■ **Aim**
Copy out the listing that follows exactly, dropping every picture.

■ **Data shown**

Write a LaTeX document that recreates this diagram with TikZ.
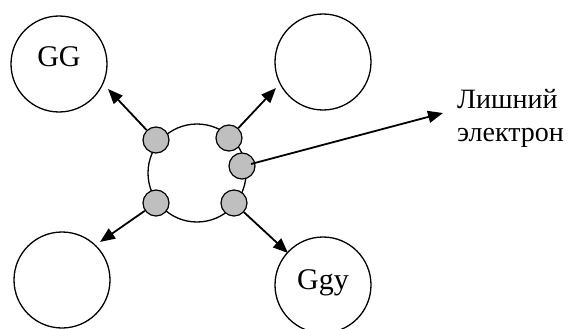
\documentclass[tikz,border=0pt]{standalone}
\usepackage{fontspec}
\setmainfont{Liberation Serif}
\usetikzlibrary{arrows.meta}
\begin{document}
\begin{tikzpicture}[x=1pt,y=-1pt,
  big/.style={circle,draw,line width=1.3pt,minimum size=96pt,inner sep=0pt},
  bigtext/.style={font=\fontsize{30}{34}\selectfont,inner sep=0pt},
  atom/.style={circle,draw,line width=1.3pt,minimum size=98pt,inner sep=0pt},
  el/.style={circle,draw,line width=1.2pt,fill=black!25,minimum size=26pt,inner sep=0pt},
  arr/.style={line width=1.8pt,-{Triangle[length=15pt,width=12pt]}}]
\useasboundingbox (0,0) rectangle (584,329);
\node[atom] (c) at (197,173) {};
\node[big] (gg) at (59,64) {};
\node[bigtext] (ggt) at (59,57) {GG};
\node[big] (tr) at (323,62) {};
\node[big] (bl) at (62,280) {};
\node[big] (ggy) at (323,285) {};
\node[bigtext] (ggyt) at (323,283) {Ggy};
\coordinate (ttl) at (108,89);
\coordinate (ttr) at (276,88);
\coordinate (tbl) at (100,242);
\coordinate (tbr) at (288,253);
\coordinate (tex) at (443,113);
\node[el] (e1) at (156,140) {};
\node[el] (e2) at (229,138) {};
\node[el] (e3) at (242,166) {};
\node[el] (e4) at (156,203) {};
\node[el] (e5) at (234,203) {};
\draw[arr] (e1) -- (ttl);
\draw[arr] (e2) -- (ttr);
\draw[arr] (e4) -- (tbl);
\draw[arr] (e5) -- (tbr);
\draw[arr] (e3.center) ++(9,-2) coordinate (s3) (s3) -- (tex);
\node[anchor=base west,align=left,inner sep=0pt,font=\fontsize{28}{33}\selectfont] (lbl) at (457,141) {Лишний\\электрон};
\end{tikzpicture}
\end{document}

■ **Problem solution**
Write a LaTeX document that recreates this diagram with TikZ.
\documentclass[tikz,border=0pt]{standalone}
\usepackage{fontspec}
\setmainfont{Liberation Serif}
\usetikzlibrary{arrows.meta}
\begin{document}
\begin{tikzpicture}[x=1pt,y=-1pt,
  big/.style={circle,draw,line width=1.3pt,minimum size=96pt,inner sep=0pt},
  bigtext/.style={font=\fontsize{30}{34}\selectfont,inner sep=0pt},
  atom/.style={circle,draw,line width=1.3pt,minimum size=98pt,inner sep=0pt},
  el/.style={circle,draw,line width=1.2pt,fill=black!25,minimum size=26pt,inner sep=0pt},
  arr/.style={line width=1.8pt,-{Triangle[length=15pt,width=12pt]}}]
\useasboundingbox (0,0) rectangle (584,329);
\node[atom] (c) at (197,173) {};
\node[big] (gg) at (59,64) {};
\node[bigtext] (ggt) at (59,57) {GG};
\node[big] (tr) at (323,62) {};
\node[big] (bl) at (62,280) {};
\node[big] (ggy) at (323,285) {};
\node[bigtext] (ggyt) at (323,283) {Ggy};
\coordinate (ttl) at (108,89);
\coordinate (ttr) at (276,88);
\coordinate (tbl) at (100,242);
\coordinate (tbr) at (288,253);
\coordinate (tex) at (443,113);
\node[el] (e1) at (156,140) {};
\node[el] (e2) at (229,138) {};
\node[el] (e3) at (242,166) {};
\node[el] (e4) at (156,203) {};
\node[el] (e5) at (234,203) {};
\draw[arr] (e1) -- (ttl);
\draw[arr] (e2) -- (ttr);
\draw[arr] (e4) -- (tbl);
\draw[arr] (e5) -- (tbr);
\draw[arr] (e3.center) ++(9,-2) coordinate (s3) (s3) -- (tex);
\node[anchor=base west,align=left,inner sep=0pt,font=\fontsize{28}{33}\selectfont] (lbl) at (457,141) {Лишний\\электрон};
\end{tikzpicture}
\end{document}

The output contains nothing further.